How AI-assisted operational automation improves invoice handling
AI has value in retail AP when it is applied to operational execution, not just document extraction. Intelligent models can classify invoice types, predict likely GL coding, identify probable exception causes, detect duplicate invoice patterns, and recommend routing paths based on historical resolution behavior. This reduces manual triage and helps AP teams focus on true exceptions rather than routine variance handling.
However, AI should operate inside a governed workflow orchestration framework. Retailers should not allow probabilistic outputs to bypass financial controls. The better model is AI-assisted decision support combined with deterministic policy rules, approval thresholds, and audit logging. This creates a balanced automation operating model where machine intelligence improves throughput while finance governance remains intact.
| Automation layer | Best-fit use case | Control consideration |
|---|---|---|
| Rules-based orchestration | PO match, tolerance checks, approval routing | High consistency and auditability |
| AI-assisted classification | Invoice type recognition and coding suggestions | Requires confidence thresholds and review logic |
| Process intelligence | Bottleneck detection and exception trend analysis | Needs clean event data across systems |
| Predictive analytics | Supplier risk and late approval forecasting | Should inform decisions, not replace controls |
A realistic retail business scenario
Consider a national retailer operating stores, regional distribution centers, and an e-commerce fulfillment network. Supplier invoices arrive through EDI for large vendors, PDF email for smaller suppliers, and portal uploads for logistics partners. Purchase orders originate in a merchandising platform, receipts are confirmed in a warehouse management system, and final accounting occurs in a cloud ERP finance environment.
Before modernization, AP analysts manually compare invoices against PO exports and receiving reports, then email category managers when mismatches appear. Freight invoices are often approved late because transportation data sits in a separate system. Month-end close is slowed by blocked invoices with unclear ownership. Finance leaders can see total invoice counts but not where workflow delays actually occur.
After implementing enterprise workflow orchestration, invoices are ingested through a unified intake layer, matched against PO and receipt data through middleware services, and routed automatically based on exception type. Store-level discrepancies go to operations managers, freight variances route to logistics, and tax anomalies route to finance specialists. Process intelligence dashboards show aging by exception category, supplier, and business unit. The result is not just faster processing but stronger process control, clearer accountability, and better operational continuity during peak retail periods.
Implementation priorities for scalable retail invoice automation
- Map the end-to-end invoice lifecycle from supplier submission through ERP posting, payment, and reporting
- Standardize approval policies, match tolerances, exception categories, and ownership rules across business units
- Design integration architecture around reusable APIs and middleware services rather than point-to-point connectors
- Establish process intelligence metrics such as first-pass match rate, exception aging, approval cycle time, and blocked invoice value
- Sequence deployment by invoice volume, supplier criticality, and ERP readiness instead of attempting enterprise-wide rollout at once
- Embed governance for audit trails, segregation of duties, model oversight, and integration monitoring from the start
Operational ROI and tradeoffs executives should evaluate
The ROI case for retail invoice automation extends beyond labor reduction.

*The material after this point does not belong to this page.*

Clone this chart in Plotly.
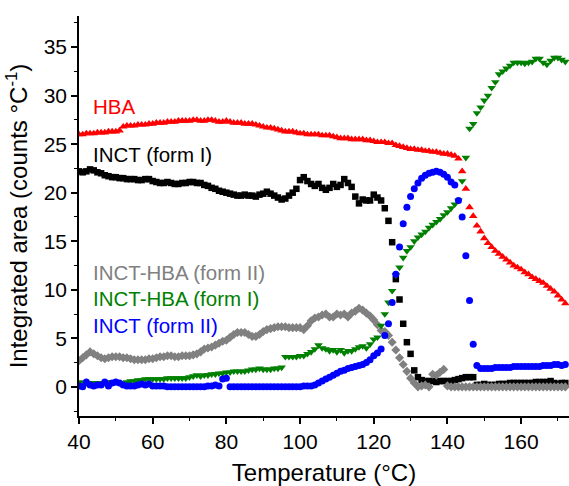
import plotly.graph_objects as go

temperature = [40, 41, 42, 43, 44, 45, 46, 47, 48, 49,
               50, 51, 52, 53, 54, 55, 56, 57, 58, 59,
               60, 61, 62, 63, 64, 65, 66, 67, 68, 69,
               70, 71, 72, 73, 74, 75, 76, 77, 78, 79,
               80, 81, 82, 83, 84, 85, 86, 87, 88, 89,
               90, 91, 92, 93, 94, 95, 96, 97, 98, 99,
               100, 101, 102, 103, 104, 105, 106, 107, 108, 109,
               110, 111, 112, 113, 114, 115, 116, 117, 118, 119,
               120, 121, 122, 123, 124, 125, 126, 127, 128, 129,
               130, 131, 132, 133, 134, 135, 136, 137, 138, 139,
               140, 141, 142, 143, 144, 145, 146, 147, 148, 149,
               150, 151, 152, 153, 154, 155, 156, 157, 158, 159,
               160, 161, 162, 163, 164, 165, 166, 167, 168, 169,
               170, 171, 172]

hba = [26.0, 26.0, 26.1, 26.1, 26.1, 26.2, 26.2, 26.2, 26.3, 26.3,
       26.3, 26.4, 26.8, 26.9, 26.9, 26.9, 27.0, 27.0, 27.0, 27.1,
       27.1, 27.2, 27.2, 27.2, 27.3, 27.3, 27.3, 27.4, 27.4, 27.4,
       27.4, 27.5, 27.5, 27.4, 27.4, 27.5, 27.5, 27.4, 27.3, 27.3,
       27.4, 27.3, 27.2, 27.2, 27.2, 27.1, 27.1, 27.1, 27.0, 26.9,
       26.8, 26.7, 26.7, 26.6, 26.5, 26.4, 26.3, 26.3, 26.3, 26.2,
       26.1, 26.1, 26.0, 26.0, 26.0, 26.0, 25.9, 25.9, 25.9, 25.8,
       25.7, 25.6, 25.6, 25.6, 25.5, 25.5, 25.5, 25.5, 25.4, 25.4,
       25.3, 25.2, 25.2, 25.2, 25.1, 25.1, 24.9, 24.8, 24.7, 24.6,
       24.5, 24.5, 24.4, 24.4, 24.3, 24.3, 24.2, 24.2, 24.1, 24.0,
       24.0, 23.9, 23.8, 23.5, 22.2, 20.4, 18.5, 17.6, 16.6, 16.0,
       15.3, 14.8, 14.4, 14.0, 13.7, 13.4, 13.1, 12.8, 12.5, 12.3,
       12.1, 11.8, 11.6, 11.3, 11.1, 10.9, 10.7, 10.4, 10.1, 9.8,
       9.4, 9.0, 8.6]

inct_form1 = [22.2, 22.1, 22.2, 22.4, 22.3, 22.1, 22.0, 21.8, 21.7, 21.6,
              21.6, 21.5, 21.5, 21.4, 21.4, 21.4, 21.3, 21.3, 21.4, 21.4,
              21.2, 21.1, 21.0, 21.0, 21.1, 21.0, 20.9, 20.9, 21.0, 21.0,
              21.1, 21.1, 21.0, 21.0, 20.8, 20.7, 20.5, 20.4, 20.2, 20.1,
              20.0, 19.9, 19.8, 19.7, 19.7, 19.8, 19.7, 19.7, 19.6, 19.8,
              19.9, 20.1, 19.9, 19.7, 19.5, 19.3, 19.4, 19.7, 20.0, 20.4,
              21.3, 21.6, 21.2, 20.9, 20.7, 20.9, 20.5, 20.3, 20.5, 20.9,
              20.6, 20.8, 21.4, 21.0, 20.6, 19.6, 18.9, 19.3, 19.2, 19.2,
              19.8, 19.5, 19.2, 18.4, 17.1, 14.9, 11.1, 9.0, 6.5, 4.6,
              3.4, 1.7, 1.0, 0.7, 0.6, 0.6, 0.6, 0.5, 0.6, 0.6,
              0.6, 0.6, 0.7, 0.8, 0.9, 1.0, 1.0, 1.0, 0.2, 0.2,
              0.3, 0.2, 0.2, 0.2, 0.3, 0.3, 0.3, 0.4, 0.4, 0.4,
              0.4, 0.4, 0.4, 0.4, 0.5, 0.5, 0.5, 0.5, 0.6, 0.4,
              0.3, 0.4, 0.4]

cocrystal_form2 = [2.7, 3.0, 3.3, 3.6, 3.4, 3.2, 3.0, 2.9, 3.0, 3.1,
                   3.1, 3.1, 3.0, 3.0, 2.9, 2.8, 2.8, 2.8, 2.8, 2.9,
                   2.9, 3.0, 3.1, 3.1, 3.2, 3.2, 3.1, 3.1, 3.2, 3.2,
                   3.2, 3.3, 3.4, 3.6, 3.9, 4.0, 4.1, 4.3, 4.5, 4.7,
                   4.8, 5.1, 5.4, 5.6, 5.6, 5.6, 5.4, 5.2, 5.2, 5.4,
                   5.7, 5.9, 6.0, 6.1, 6.2, 6.2, 6.2, 6.1, 6.1, 6.1,
                   6.1, 5.9, 6.3, 6.8, 7.1, 7.2, 7.4, 7.5, 7.2, 7.2,
                   7.5, 7.4, 7.5, 7.2, 7.6, 7.8, 8.1, 7.9, 7.6, 7.3,
                   6.9, 6.4, 5.8, 5.7, 5.3, 4.6, 3.8, 3.0, 2.3, 1.6,
                   0.9, 0.4, 0.0, 0.1, 0.2, 0.0, 1.3, 1.2, 1.5, 1.8,
                   0.1, 0.0, 0.0, 0.0, 0.0, 0.0, 0.0, 0.0, 0.0, 0.0,
                   0.0, 0.0, 0.0, 0.0, 0.0, 0.0, 0.0, 0.0, 0.0, 0.0,
                   0.0, 0.0, 0.0, 0.0, 0.0, 0.0, 0.0, 0.0, 0.0, 0.0,
                   0.0, 0.0, 0.0]

cocrystal_form1 = [0.5, 0.4, 0.4, 0.3, 0.4, 0.4, 0.4, 0.4, 0.5, 0.5,
                   0.5, 0.4, 0.3, 0.5, 0.6, 0.6, 0.7, 0.7, 0.8, 0.8,
                   0.8, 0.8, 0.8, 0.8, 0.9, 0.9, 0.9, 0.9, 0.9, 0.9,
                   1.0, 1.1, 1.2, 1.1, 1.2, 1.2, 1.3, 1.3, 1.4, 1.4,
                   1.5, 1.5, 1.6, 1.6, 1.6, 1.6, 1.7, 1.8, 1.8, 1.9,
                   1.8, 1.8, 1.8, 1.9, 1.9, 2.0, 3.1, 3.1, 3.1, 3.1,
                   3.2, 3.2, 3.4, 3.6, 3.9, 4.3, 4.0, 3.9, 3.7, 3.8,
                   3.6, 3.8, 3.5, 3.7, 3.7, 3.9, 4.1, 4.2, 4.0, 4.4,
                   4.9, 5.1, 6.3, 7.5, 8.7, 9.9, 11.5, 12.3, 13.3, 14.0,
                   14.4, 15.0, 15.4, 15.7, 16.0, 16.4, 16.7, 17.0, 17.3, 17.7,
                   18.0, 18.4, 18.8, 19.2, 21.2, 23.6, 26.6, 27.1, 28.2, 28.8,
                   29.5, 30.0, 30.8, 31.4, 32.2, 32.5, 32.8, 33.1, 33.4, 33.4,
                   33.4, 33.3, 33.4, 33.5, 33.8, 33.8, 33.4, 33.2, 33.6, 33.9,
                   33.9, 33.7, 33.5]

inct_form2 = [0.1, 0.0, 0.5, 0.2, 0.1, 0.2, 0.2, 0.5, 0.1, 0.4,
              0.5, 0.4, 0.2, 0.1, 0.1, 0.1, 0.2, 0.3, 0.2, 0.3,
              0.1, 0.1, 0.1, 0.1, 0.0, 0.0, 0.0, 0.0, 0.0, 0.0,
              0.0, 0.0, 0.0, 0.0, 0.0, 0.1, 0.1, 0.2, 0.1, 0.8,
              0.9, 0.0, 0.0, 0.0, 0.0, 0.0, 0.0, 0.0, 0.0, 0.0,
              0.0, 0.0, 0.0, 0.0, 0.0, 0.0, 0.0, 0.0, 0.0, 0.0,
              0.0, 0.1, 0.1, 0.1, 0.2, 0.4, 0.6, 0.8, 1.0, 1.2,
              1.4, 1.6, 1.7, 1.9, 2.0, 2.1, 2.2, 2.3, 2.5, 2.8,
              3.2, 3.5, 3.9, 5.3, 6.5, 8.7, 11.6, 14.4, 16.8, 18.5,
              19.6, 20.4, 21.0, 21.5, 21.8, 22.0, 22.1, 22.2, 22.1, 21.9,
              21.6, 21.1, 20.8, 19.2, 17.5, 13.5, 8.9, 4.4, 2.2, 1.9,
              1.9, 1.9, 1.9, 2.0, 2.0, 2.0, 2.0, 2.0, 2.1, 2.1,
              2.1, 2.1, 2.1, 2.1, 2.1, 2.1, 2.2, 2.2, 2.2, 2.3,
              2.3, 2.2, 2.3]

series_names = ["INCT (form I)", "HBA", "INCT-HBA (form II)", "INCT-HBA (form I)", "INCT (form II)"]
series_values = [inct_form1, hba, cocrystal_form2, cocrystal_form1, inct_form2]
series_colors = ["#000000", "#ff0000", "#808080", "#008000", "#0000ff"]
series_symbols = ["square", "triangle-up", "diamond", "triangle-down", "circle"]
series_sizes = [6.5, 7.5, 7, 7.5, 7]

# in-plot legend texts (data coordinates)
label_texts = ["HBA", "INCT (form I)", "INCT-HBA (form II)", "INCT-HBA (form I)", "INCT (form II)"]
label_colors = ["#ff0000", "#000000", "#808080", "#008000", "#0000ff"]
label_y = [28.9, 23.9, 11.8, 9.1, 6.3]
label_x = 43.2

FONT = "Arial, Liberation Sans, sans-serif"

fig = go.Figure()
for name, vals, col, sym, sz in zip(series_names, series_values, series_colors, series_symbols, series_sizes):
    fig.add_trace(go.Scatter(
        x=temperature, y=vals, mode="markers", name=name,
        marker=dict(symbol=sym, color=col, size=sz, line=dict(width=0)),
        showlegend=False,
    ))

for txt, col, yy in zip(label_texts, label_colors, label_y):
    fig.add_annotation(x=label_x, y=yy, text=txt, showarrow=False,
                       xanchor="left", yanchor="middle",
                       font=dict(family=FONT, size=20.5, color=col))

fig.update_layout(
    width=569, height=486,
    margin=dict(l=79, r=0, t=16, b=70),
    plot_bgcolor="white", paper_bgcolor="white",
    font=dict(family=FONT, color="#000000"),
    xaxis=dict(
        range=[40, 173], tick0=40, dtick=20,
        showline=True, linecolor="black", linewidth=1.5,
        ticks="outside", ticklen=6, tickwidth=1.5, tickcolor="black",
        minor=dict(ticks="outside", ticklen=3.5, tickwidth=1.2, tickcolor="black", dtick=10, tick0=40),
        showgrid=False, zeroline=False,
        tickfont=dict(family=FONT, size=21, color="black"),
        title=dict(text="Temperature (°C)", font=dict(family=FONT, size=24, color="black"), standoff=12),
        automargin=False,
    ),
    yaxis=dict(
        range=[-3, 38.2], tick0=0, dtick=5,
        showline=True, linecolor="black", linewidth=1.5,
        ticks="outside", ticklen=6, tickwidth=1.5, tickcolor="black",
        minor=dict(ticks="outside", ticklen=3.5, tickwidth=1.2, tickcolor="black", dtick=2.5, tick0=0),
        showgrid=False, zeroline=False,
        tickfont=dict(family=FONT, size=21, color="black"),
        title=dict(text="Integrated area (counts °C<sup>-1</sup>)", font=dict(family=FONT, size=24, color="black"), standoff=9),
        automargin=False,
    ),
)

fig.write_html(
    "out.html",
    config={"displayModeBar": False},
    post_script="document.body.style.margin='0';document.body.style.overflow='hidden';",
)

Executives should evaluate reduced late-payment penalties, improved discount capture, lower exception handling effort, stronger supplier trust, better accrual accuracy, and faster close cycles. There is also strategic value in improved operational visibility. When finance and operations leaders can see where invoices stall and why, they can address upstream process failures in procurement, receiving, or vendor management.
That said, transformation tradeoffs are real. Highly customized workflows may satisfy local preferences but undermine workflow standardization and scalability. Aggressive AI deployment may improve throughput but create governance concerns if confidence thresholds and review controls are weak. Deep ERP integration improves control but can lengthen implementation if master data quality is poor. Enterprise leaders should therefore prioritize a scalable operating model over isolated quick wins.
Executive recommendations for finance and technology leaders
CIOs, CFOs, and operations leaders should frame retail invoice automation as a connected enterprise operations initiative. The right question is not how to digitize invoice entry. The right question is how to engineer a resilient accounts payable control system that coordinates suppliers, procurement, warehouse operations, finance, and ERP platforms through governed workflow orchestration.
SysGenPro recommends building around five principles: process-first design, ERP-centered control logic, API-governed interoperability, AI-assisted but policy-bound automation, and continuous process intelligence. This approach supports cloud ERP modernization while reducing spreadsheet dependency, manual reconciliation, and fragmented workflow coordination. It also creates a stronger foundation for broader finance automation systems, procurement orchestration, and enterprise operational analytics.
In retail, invoice automation delivers the most value when it becomes part of a larger operational efficiency system. Organizations that invest in enterprise process engineering, middleware modernization, and automation governance gain more than faster AP. They gain a more visible, standardized, and scalable finance operation that can support growth, supplier complexity, and ongoing digital transformation.